EXERCISE PROMPT: Starting at the first line of the data below, retype every line up to and including the one containing "const aYval = [0, 1];".

(Plotting code records)
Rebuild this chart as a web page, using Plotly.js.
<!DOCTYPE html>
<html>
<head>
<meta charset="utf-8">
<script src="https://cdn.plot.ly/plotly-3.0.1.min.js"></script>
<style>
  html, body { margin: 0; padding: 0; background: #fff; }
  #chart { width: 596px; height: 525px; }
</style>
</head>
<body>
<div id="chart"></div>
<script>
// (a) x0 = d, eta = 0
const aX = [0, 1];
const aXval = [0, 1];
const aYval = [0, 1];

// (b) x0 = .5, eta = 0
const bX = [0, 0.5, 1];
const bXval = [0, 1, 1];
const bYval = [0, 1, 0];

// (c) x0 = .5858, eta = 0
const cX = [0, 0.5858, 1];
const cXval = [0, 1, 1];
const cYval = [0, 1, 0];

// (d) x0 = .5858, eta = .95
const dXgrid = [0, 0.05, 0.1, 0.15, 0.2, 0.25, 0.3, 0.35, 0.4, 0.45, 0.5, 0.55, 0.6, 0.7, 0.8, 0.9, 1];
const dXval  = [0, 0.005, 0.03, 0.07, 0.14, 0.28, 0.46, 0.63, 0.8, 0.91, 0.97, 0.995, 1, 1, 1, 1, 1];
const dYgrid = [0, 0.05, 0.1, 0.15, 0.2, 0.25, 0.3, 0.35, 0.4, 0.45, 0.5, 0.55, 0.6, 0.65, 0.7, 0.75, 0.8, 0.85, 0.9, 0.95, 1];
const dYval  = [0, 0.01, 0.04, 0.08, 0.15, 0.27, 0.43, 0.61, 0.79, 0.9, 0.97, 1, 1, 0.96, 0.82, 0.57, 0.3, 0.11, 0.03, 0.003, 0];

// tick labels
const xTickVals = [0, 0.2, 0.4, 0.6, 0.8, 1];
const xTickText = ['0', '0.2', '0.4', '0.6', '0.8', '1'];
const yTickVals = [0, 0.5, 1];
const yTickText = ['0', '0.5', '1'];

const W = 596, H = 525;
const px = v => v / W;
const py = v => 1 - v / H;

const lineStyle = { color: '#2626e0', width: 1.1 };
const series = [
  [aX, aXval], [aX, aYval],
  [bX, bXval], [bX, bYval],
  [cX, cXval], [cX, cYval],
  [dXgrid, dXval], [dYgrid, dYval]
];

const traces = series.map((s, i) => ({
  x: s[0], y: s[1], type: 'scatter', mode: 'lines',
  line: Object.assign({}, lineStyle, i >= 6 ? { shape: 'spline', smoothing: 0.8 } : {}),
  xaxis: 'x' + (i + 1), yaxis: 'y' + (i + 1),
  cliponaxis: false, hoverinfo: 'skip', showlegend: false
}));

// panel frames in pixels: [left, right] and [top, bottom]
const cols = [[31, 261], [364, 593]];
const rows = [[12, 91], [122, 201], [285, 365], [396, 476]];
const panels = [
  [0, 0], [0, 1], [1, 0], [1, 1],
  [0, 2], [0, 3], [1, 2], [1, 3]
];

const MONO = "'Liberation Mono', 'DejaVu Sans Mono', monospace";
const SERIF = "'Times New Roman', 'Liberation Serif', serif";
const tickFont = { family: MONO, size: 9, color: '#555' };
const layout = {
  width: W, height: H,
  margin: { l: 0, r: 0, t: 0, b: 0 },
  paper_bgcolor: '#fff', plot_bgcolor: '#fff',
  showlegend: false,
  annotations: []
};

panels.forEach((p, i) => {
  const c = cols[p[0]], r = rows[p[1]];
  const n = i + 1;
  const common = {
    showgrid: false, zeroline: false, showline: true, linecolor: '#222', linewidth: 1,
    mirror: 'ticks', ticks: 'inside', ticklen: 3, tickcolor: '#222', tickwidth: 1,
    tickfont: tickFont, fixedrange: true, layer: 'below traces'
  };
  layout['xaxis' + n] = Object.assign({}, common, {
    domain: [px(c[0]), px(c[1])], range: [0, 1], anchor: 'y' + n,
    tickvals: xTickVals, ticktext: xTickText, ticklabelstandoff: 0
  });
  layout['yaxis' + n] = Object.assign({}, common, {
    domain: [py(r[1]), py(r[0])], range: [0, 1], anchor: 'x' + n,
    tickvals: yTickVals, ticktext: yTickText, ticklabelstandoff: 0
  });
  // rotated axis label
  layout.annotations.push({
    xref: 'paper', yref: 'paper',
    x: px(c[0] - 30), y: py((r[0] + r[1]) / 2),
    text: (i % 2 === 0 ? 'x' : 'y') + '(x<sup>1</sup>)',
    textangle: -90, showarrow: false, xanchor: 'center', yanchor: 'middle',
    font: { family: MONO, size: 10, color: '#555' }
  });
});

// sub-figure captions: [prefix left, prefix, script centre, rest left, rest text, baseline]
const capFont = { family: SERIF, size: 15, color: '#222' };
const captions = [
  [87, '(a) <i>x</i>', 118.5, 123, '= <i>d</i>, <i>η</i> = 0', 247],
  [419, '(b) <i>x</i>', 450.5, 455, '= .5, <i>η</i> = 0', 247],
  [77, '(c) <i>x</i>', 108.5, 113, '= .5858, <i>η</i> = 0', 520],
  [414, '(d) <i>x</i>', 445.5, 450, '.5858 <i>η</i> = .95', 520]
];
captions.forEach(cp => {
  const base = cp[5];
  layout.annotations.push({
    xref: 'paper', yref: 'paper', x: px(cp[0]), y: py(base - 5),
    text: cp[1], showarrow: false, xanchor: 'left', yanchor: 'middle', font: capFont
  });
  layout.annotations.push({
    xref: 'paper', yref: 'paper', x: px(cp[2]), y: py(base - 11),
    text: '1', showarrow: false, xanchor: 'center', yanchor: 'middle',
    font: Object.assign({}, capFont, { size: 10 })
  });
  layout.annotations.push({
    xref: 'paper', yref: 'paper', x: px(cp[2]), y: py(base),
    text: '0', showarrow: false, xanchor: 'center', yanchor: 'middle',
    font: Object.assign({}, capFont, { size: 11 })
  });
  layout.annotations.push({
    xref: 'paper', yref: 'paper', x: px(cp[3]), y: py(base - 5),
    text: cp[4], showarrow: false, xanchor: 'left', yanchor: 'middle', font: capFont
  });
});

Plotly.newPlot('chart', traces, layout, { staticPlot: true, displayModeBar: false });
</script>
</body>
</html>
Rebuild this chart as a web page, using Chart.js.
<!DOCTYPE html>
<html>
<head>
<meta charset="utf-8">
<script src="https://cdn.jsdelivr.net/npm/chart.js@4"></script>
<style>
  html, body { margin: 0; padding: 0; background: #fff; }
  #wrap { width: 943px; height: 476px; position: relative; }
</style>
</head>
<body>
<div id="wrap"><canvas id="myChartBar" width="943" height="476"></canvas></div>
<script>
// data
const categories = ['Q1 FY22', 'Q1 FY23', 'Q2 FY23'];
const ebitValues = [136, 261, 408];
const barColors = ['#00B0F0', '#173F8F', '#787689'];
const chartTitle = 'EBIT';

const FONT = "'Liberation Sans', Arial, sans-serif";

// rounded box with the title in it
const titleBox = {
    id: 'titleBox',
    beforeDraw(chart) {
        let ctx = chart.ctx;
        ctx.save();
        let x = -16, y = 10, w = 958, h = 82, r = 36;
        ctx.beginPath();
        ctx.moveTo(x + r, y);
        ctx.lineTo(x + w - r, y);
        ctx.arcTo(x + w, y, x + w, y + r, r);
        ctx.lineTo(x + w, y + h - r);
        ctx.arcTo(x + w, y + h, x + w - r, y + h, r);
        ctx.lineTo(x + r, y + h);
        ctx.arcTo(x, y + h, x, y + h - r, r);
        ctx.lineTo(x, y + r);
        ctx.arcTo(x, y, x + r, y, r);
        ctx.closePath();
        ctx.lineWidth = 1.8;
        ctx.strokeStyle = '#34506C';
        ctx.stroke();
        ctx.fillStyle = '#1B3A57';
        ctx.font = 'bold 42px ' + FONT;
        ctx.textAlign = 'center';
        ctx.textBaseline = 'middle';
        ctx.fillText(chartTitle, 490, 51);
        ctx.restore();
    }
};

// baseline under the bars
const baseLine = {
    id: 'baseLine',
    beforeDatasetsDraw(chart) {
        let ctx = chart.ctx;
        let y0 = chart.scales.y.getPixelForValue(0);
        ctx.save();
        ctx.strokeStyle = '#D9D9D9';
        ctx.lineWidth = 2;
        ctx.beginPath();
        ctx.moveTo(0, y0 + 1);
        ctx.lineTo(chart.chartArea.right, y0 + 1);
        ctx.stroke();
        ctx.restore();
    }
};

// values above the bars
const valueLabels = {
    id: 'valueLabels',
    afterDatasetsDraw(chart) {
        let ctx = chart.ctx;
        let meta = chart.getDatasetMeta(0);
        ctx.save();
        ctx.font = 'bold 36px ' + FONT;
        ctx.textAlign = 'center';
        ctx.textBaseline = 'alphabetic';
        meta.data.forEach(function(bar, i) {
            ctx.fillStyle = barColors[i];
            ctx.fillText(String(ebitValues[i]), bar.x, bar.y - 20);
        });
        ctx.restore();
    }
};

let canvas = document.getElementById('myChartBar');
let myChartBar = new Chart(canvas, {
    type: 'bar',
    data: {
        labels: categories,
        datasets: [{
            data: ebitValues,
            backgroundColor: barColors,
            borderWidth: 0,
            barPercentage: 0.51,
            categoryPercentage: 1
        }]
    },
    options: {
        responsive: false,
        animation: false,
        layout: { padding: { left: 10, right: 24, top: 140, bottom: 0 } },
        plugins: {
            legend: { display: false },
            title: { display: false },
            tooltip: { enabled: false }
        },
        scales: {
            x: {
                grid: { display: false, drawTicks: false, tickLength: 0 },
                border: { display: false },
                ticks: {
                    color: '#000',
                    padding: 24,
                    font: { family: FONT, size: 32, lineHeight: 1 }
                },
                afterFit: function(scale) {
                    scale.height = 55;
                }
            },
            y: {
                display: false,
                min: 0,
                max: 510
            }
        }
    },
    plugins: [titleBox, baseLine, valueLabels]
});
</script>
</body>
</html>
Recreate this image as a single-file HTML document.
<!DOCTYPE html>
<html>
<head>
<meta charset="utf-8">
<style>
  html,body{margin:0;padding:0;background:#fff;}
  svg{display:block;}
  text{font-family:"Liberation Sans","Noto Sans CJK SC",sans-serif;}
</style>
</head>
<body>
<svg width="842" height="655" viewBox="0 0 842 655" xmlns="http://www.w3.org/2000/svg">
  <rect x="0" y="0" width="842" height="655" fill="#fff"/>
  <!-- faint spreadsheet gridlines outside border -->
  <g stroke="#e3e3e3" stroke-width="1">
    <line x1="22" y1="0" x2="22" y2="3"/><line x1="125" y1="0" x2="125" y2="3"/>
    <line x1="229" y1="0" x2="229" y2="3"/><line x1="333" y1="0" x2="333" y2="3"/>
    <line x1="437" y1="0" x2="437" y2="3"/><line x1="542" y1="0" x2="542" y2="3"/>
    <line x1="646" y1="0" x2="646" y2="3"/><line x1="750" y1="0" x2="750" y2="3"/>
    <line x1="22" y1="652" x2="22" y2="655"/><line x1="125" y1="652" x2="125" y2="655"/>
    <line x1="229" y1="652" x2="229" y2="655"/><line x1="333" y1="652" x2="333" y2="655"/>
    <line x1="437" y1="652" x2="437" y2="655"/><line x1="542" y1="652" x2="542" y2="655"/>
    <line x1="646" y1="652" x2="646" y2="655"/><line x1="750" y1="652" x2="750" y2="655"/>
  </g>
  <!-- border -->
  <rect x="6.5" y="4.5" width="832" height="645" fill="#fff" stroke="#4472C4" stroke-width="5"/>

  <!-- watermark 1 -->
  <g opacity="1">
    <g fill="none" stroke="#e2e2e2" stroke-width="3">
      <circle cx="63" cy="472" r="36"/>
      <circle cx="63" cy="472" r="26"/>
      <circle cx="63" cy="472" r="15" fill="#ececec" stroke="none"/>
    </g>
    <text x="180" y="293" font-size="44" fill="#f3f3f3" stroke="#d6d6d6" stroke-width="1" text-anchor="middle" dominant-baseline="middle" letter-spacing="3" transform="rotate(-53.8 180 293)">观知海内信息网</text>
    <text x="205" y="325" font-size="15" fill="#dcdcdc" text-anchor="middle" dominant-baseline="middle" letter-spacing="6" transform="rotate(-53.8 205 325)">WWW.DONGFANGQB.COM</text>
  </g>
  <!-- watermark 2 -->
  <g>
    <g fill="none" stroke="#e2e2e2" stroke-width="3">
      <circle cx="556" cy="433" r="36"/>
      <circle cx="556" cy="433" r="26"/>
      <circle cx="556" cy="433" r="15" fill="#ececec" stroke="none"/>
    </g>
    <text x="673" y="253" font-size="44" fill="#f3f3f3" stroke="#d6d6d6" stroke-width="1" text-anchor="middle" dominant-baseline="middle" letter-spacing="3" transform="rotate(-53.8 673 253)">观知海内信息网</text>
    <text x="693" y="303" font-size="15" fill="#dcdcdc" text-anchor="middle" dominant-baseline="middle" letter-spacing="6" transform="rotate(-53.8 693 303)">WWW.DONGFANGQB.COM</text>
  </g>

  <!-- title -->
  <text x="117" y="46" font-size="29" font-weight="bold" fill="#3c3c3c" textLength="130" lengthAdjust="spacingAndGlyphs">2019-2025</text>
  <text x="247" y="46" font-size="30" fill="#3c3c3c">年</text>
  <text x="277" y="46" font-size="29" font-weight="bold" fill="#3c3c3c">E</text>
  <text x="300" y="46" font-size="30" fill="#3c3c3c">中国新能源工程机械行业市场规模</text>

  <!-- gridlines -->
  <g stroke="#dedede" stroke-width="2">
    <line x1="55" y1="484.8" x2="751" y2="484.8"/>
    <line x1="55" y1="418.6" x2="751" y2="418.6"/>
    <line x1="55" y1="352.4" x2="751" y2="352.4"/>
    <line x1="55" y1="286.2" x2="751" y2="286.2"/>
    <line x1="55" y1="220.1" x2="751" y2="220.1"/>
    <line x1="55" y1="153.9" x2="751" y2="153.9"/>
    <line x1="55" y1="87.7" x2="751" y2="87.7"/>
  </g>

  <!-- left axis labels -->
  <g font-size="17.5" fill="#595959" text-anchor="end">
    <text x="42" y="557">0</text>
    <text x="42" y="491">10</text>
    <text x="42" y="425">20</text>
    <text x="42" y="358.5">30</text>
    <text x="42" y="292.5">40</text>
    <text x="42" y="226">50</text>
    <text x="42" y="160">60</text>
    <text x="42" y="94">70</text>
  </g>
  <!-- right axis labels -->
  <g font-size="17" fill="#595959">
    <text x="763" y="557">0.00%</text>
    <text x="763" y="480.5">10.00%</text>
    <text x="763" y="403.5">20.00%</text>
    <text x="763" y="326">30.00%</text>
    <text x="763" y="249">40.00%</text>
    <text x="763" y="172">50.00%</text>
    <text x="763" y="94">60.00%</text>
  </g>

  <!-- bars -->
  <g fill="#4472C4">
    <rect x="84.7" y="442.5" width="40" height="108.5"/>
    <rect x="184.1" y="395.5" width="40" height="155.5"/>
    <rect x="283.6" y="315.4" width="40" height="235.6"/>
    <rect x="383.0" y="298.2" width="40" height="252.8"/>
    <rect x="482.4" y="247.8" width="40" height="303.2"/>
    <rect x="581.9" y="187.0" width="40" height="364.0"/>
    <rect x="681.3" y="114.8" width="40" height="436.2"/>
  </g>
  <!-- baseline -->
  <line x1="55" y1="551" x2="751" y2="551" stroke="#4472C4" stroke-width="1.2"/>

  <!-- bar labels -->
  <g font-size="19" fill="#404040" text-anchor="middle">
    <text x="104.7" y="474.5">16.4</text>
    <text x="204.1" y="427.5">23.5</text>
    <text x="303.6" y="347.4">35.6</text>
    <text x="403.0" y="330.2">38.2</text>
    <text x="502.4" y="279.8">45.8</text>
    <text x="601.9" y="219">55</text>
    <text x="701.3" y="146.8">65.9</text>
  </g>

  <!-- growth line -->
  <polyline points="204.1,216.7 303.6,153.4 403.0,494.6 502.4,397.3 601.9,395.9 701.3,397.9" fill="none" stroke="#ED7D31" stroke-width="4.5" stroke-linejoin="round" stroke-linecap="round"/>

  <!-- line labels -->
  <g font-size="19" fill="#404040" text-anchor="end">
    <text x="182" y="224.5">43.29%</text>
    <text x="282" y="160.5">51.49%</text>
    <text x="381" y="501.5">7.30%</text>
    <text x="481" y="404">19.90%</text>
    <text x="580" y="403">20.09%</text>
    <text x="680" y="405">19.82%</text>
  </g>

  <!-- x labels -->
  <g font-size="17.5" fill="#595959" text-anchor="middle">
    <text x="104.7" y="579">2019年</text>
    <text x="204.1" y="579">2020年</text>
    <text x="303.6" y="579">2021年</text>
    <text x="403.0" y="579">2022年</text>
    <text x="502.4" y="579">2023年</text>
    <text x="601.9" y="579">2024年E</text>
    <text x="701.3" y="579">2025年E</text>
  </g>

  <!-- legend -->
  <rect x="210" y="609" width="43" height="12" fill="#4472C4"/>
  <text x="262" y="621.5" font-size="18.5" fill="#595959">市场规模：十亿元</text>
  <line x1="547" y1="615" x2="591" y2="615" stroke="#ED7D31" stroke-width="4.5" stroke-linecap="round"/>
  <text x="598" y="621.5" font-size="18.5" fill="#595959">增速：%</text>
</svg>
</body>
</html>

TASK ANSWER:
Rebuild this chart as a web page, using Plotly.js.
<!DOCTYPE html>
<html>
<head>
<meta charset="utf-8">
<script src="https://cdn.plot.ly/plotly-3.0.1.min.js"></script>
<style>
  html, body { margin: 0; padding: 0; background: #fff; }
  #chart { width: 596px; height: 525px; }
</style>
</head>
<body>
<div id="chart"></div>
<script>
// (a) x0 = d, eta = 0
const aX = [0, 1];
const aXval = [0, 1];
const aYval = [0, 1];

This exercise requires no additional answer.